PROBLEM DETAILS: Write out each line word for word. Drop pictures.

:::

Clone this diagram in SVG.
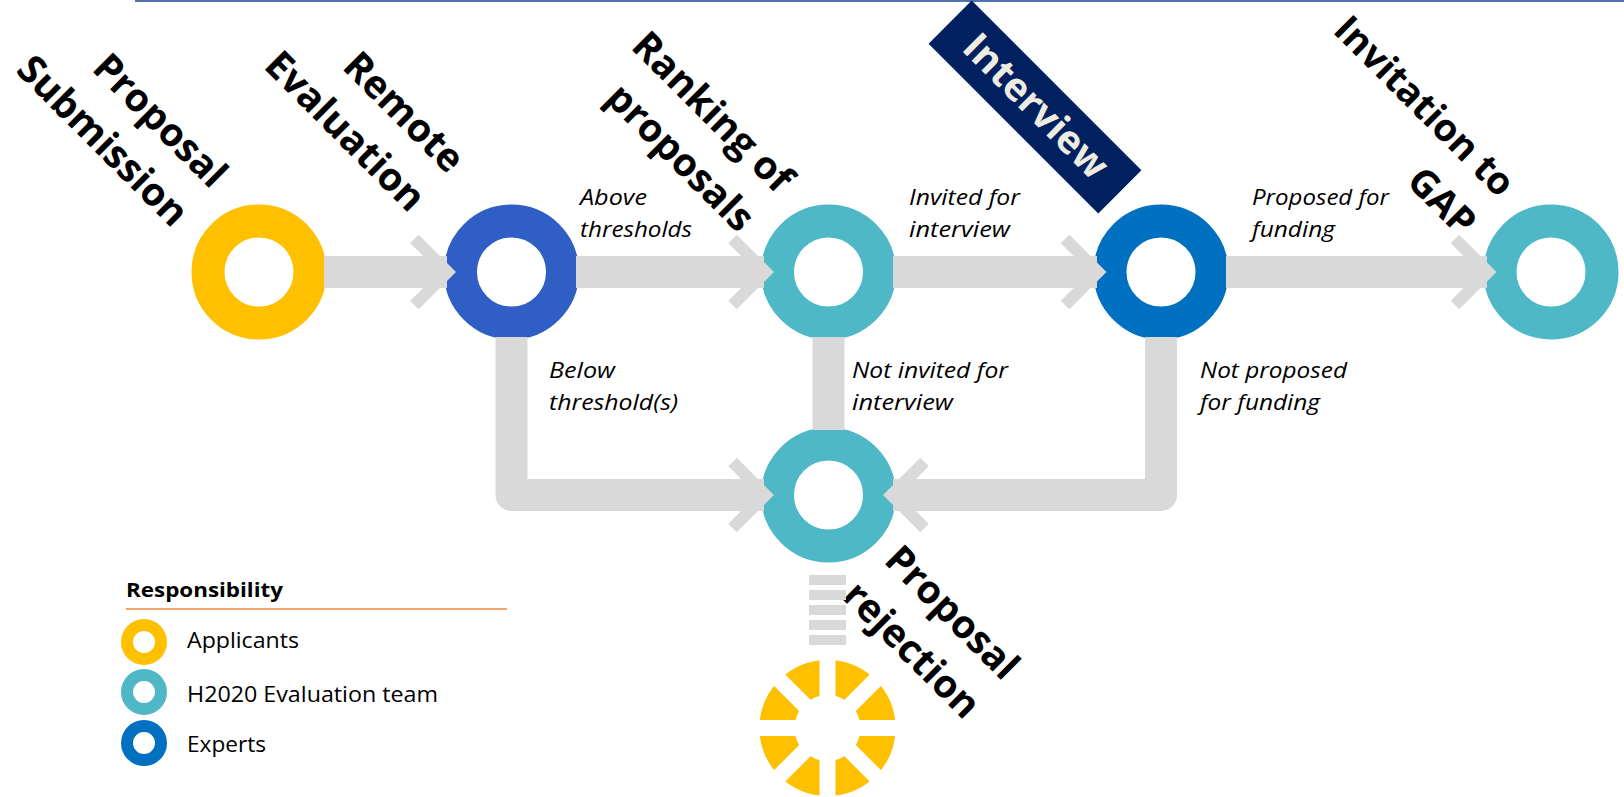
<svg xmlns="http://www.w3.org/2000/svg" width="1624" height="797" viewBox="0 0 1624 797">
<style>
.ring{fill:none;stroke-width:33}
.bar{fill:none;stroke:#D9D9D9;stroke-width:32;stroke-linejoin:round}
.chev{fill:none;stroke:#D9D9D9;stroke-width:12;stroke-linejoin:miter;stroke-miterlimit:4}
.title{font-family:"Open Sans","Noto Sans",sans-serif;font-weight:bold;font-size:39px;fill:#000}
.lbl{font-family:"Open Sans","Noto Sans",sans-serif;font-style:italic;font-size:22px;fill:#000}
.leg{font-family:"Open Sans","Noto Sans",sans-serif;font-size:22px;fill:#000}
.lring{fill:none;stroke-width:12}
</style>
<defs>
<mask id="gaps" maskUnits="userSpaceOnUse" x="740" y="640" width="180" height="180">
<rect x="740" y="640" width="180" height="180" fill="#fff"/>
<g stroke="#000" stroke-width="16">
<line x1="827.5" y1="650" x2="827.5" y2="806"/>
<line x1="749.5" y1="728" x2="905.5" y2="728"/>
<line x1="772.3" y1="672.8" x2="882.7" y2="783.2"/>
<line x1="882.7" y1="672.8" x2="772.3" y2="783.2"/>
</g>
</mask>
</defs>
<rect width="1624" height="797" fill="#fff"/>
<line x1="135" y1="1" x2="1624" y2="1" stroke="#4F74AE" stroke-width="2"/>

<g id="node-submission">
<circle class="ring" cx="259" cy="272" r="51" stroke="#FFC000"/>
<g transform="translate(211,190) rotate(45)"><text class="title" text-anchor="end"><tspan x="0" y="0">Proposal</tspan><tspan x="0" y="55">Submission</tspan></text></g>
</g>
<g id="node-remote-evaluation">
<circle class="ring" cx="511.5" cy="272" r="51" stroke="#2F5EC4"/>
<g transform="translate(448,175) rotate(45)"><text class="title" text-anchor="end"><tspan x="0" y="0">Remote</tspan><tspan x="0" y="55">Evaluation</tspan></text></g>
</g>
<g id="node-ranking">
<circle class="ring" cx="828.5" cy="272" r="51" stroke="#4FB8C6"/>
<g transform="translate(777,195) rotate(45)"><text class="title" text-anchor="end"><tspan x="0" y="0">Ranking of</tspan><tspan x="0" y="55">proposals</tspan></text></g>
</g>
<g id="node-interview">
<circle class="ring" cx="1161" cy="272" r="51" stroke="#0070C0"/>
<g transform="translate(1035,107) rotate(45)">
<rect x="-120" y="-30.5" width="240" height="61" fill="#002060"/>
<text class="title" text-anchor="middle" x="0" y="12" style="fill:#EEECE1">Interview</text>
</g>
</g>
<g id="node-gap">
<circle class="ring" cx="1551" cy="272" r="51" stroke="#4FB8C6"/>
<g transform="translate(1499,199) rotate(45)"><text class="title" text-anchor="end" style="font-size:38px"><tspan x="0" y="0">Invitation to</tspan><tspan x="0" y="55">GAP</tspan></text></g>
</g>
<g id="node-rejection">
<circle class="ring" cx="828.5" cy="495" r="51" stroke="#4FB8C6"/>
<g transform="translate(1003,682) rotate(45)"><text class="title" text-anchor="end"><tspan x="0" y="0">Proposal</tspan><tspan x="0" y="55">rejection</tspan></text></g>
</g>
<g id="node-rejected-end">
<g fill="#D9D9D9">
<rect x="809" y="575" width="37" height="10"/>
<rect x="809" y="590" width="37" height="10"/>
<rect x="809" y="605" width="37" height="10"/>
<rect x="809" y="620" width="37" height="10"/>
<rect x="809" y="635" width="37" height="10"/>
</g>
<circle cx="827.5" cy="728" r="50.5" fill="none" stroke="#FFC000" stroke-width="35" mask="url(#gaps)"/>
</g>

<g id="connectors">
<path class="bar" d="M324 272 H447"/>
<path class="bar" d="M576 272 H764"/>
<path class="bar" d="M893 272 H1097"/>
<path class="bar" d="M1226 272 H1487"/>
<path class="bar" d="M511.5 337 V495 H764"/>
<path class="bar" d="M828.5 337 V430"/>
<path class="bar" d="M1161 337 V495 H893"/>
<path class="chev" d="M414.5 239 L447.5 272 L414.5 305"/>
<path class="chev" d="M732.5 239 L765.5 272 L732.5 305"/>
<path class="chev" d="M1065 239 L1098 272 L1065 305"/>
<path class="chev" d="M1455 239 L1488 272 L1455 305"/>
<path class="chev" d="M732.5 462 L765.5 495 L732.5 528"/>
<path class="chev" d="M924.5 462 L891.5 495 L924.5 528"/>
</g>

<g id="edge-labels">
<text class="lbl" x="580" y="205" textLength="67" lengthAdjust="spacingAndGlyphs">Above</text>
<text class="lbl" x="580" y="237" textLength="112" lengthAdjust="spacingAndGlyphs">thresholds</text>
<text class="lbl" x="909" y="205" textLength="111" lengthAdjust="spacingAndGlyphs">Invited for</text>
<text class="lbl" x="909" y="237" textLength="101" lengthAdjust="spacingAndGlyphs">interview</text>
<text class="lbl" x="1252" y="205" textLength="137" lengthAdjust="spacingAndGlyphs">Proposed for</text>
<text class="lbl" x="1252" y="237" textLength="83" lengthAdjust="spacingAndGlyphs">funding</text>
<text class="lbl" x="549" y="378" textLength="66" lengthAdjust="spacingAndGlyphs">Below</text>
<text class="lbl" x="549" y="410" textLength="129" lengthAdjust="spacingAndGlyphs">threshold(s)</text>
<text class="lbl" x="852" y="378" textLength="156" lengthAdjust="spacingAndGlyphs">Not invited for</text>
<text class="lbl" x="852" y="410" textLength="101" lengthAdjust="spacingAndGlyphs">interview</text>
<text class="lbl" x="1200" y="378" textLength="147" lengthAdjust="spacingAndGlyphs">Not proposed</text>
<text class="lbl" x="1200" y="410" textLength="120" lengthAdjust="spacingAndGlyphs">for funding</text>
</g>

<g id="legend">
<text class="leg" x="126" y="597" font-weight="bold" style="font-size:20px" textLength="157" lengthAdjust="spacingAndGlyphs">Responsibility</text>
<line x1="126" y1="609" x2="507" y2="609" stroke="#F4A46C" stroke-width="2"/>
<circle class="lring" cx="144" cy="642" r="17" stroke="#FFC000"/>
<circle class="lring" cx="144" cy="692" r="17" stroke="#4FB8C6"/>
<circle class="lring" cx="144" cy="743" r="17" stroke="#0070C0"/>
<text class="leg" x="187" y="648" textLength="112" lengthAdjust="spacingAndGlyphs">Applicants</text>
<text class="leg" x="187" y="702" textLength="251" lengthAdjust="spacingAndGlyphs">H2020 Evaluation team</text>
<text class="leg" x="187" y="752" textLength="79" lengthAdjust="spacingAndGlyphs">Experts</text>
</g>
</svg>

:::

SOLUTION TO THE PROBLEM:
Clone this diagram in SVG.
<svg xmlns="http://www.w3.org/2000/svg" width="1624" height="797" viewBox="0 0 1624 797">
<style>
.ring{fill:none;stroke-width:33}
.bar{fill:none;stroke:#D9D9D9;stroke-width:32;stroke-linejoin:round}
.chev{fill:none;stroke:#D9D9D9;stroke-width:12;stroke-linejoin:miter;stroke-miterlimit:4}
.title{font-family:"Open Sans","Noto Sans",sans-serif;font-weight:bold;font-size:39px;fill:#000}
.lbl{font-family:"Open Sans","Noto Sans",sans-serif;font-style:italic;font-size:22px;fill:#000}
.leg{font-family:"Open Sans","Noto Sans",sans-serif;font-size:22px;fill:#000}
.lring{fill:none;stroke-width:12}
</style>
<defs>
<mask id="gaps" maskUnits="userSpaceOnUse" x="740" y="640" width="180" height="180">
<rect x="740" y="640" width="180" height="180" fill="#fff"/>
<g stroke="#000" stroke-width="16">
<line x1="827.5" y1="650" x2="827.5" y2="806"/>
<line x1="749.5" y1="728" x2="905.5" y2="728"/>
<line x1="772.3" y1="672.8" x2="882.7" y2="783.2"/>
<line x1="882.7" y1="672.8" x2="772.3" y2="783.2"/>
</g>
</mask>
</defs>
<rect width="1624" height="797" fill="#fff"/>
<line x1="135" y1="1" x2="1624" y2="1" stroke="#4F74AE" stroke-width="2"/>

<g id="node-submission">
<circle class="ring" cx="259" cy="272" r="51" stroke="#FFC000"/>
<g transform="translate(211,190) rotate(45)"><text class="title" text-anchor="end"><tspan x="0" y="0">Proposal</tspan><tspan x="0" y="55">Submission</tspan></text></g>
</g>
<g id="node-remote-evaluation">
<circle class="ring" cx="511.5" cy="272" r="51" stroke="#2F5EC4"/>
<g transform="translate(448,175) rotate(45)"><text class="title" text-anchor="end"><tspan x="0" y="0">Remote</tspan><tspan x="0" y="55">Evaluation</tspan></text></g>
</g>
<g id="node-ranking">
<circle class="ring" cx="828.5" cy="272" r="51" stroke="#4FB8C6"/>
<g transform="translate(777,195) rotate(45)"><text class="title" text-anchor="end"><tspan x="0" y="0">Ranking of</tspan><tspan x="0" y="55">proposals</tspan></text></g>
</g>
<g id="node-interview">
<circle class="ring" cx="1161" cy="272" r="51" stroke="#0070C0"/>
<g transform="translate(1035,107) rotate(45)">
<rect x="-120" y="-30.5" width="240" height="61" fill="#002060"/>
<text class="title" text-anchor="middle" x="0" y="12" style="fill:#EEECE1">Interview</text>
</g>
</g>
<g id="node-gap">
<circle class="ring" cx="1551" cy="272" r="51" stroke="#4FB8C6"/>
<g transform="translate(1499,199) rotate(45)"><text class="title" text-anchor="end" style="font-size:38px"><tspan x="0" y="0">Invitation to</tspan><tspan x="0" y="55">GAP</tspan></text></g>
</g>
<g id="node-rejection">
<circle class="ring" cx="828.5" cy="495" r="51" stroke="#4FB8C6"/>
<g transform="translate(1003,682) rotate(45)"><text class="title" text-anchor="end"><tspan x="0" y="0">Proposal</tspan><tspan x="0" y="55">rejection</tspan></text></g>
</g>
<g id="node-rejected-end">
<g fill="#D9D9D9">
<rect x="809" y="575" width="37" height="10"/>
<rect x="809" y="590" width="37" height="10"/>
<rect x="809" y="605" width="37" height="10"/>
<rect x="809" y="620" width="37" height="10"/>
<rect x="809" y="635" width="37" height="10"/>
</g>
<circle cx="827.5" cy="728" r="50.5" fill="none" stroke="#FFC000" stroke-width="35" mask="url(#gaps)"/>
</g>

<g id="connectors">
<path class="bar" d="M324 272 H447"/>
<path class="bar" d="M576 272 H764"/>
<path class="bar" d="M893 272 H1097"/>
<path class="bar" d="M1226 272 H1487"/>
<path class="bar" d="M511.5 337 V495 H764"/>
<path class="bar" d="M828.5 337 V430"/>
<path class="bar" d="M1161 337 V495 H893"/>
<path class="chev" d="M414.5 239 L447.5 272 L414.5 305"/>
<path class="chev" d="M732.5 239 L765.5 272 L732.5 305"/>
<path class="chev" d="M1065 239 L1098 272 L1065 305"/>
<path class="chev" d="M1455 239 L1488 272 L1455 305"/>
<path class="chev" d="M732.5 462 L765.5 495 L732.5 528"/>
<path class="chev" d="M924.5 462 L891.5 495 L924.5 528"/>
</g>

<g id="edge-labels">
<text class="lbl" x="580" y="205" textLength="67" lengthAdjust="spacingAndGlyphs">Above</text>
<text class="lbl" x="580" y="237" textLength="112" lengthAdjust="spacingAndGlyphs">thresholds</text>
<text class="lbl" x="909" y="205" textLength="111" lengthAdjust="spacingAndGlyphs">Invited for</text>
<text class="lbl" x="909" y="237" textLength="101" lengthAdjust="spacingAndGlyphs">interview</text>
<text class="lbl" x="1252" y="205" textLength="137" lengthAdjust="spacingAndGlyphs">Proposed for</text>
<text class="lbl" x="1252" y="237" textLength="83" lengthAdjust="spacingAndGlyphs">funding</text>
<text class="lbl" x="549" y="378" textLength="66" lengthAdjust="spacingAndGlyphs">Below</text>
<text class="lbl" x="549" y="410" textLength="129" lengthAdjust="spacingAndGlyphs">threshold(s)</text>
<text class="lbl" x="852" y="378" textLength="156" lengthAdjust="spacingAndGlyphs">Not invited for</text>
<text class="lbl" x="852" y="410" textLength="101" lengthAdjust="spacingAndGlyphs">interview</text>
<text class="lbl" x="1200" y="378" textLength="147" lengthAdjust="spacingAndGlyphs">Not proposed</text>
<text class="lbl" x="1200" y="410" textLength="120" lengthAdjust="spacingAndGlyphs">for funding</text>
</g>

<g id="legend">
<text class="leg" x="126" y="597" font-weight="bold" style="font-size:20px" textLength="157" lengthAdjust="spacingAndGlyphs">Responsibility</text>
<line x1="126" y1="609" x2="507" y2="609" stroke="#F4A46C" stroke-width="2"/>
<circle class="lring" cx="144" cy="642" r="17" stroke="#FFC000"/>
<circle class="lring" cx="144" cy="692" r="17" stroke="#4FB8C6"/>
<circle class="lring" cx="144" cy="743" r="17" stroke="#0070C0"/>
<text class="leg" x="187" y="648" textLength="112" lengthAdjust="spacingAndGlyphs">Applicants</text>
<text class="leg" x="187" y="702" textLength="251" lengthAdjust="spacingAndGlyphs">H2020 Evaluation team</text>
<text class="leg" x="187" y="752" textLength="79" lengthAdjust="spacingAndGlyphs">Experts</text>
</g>
</svg>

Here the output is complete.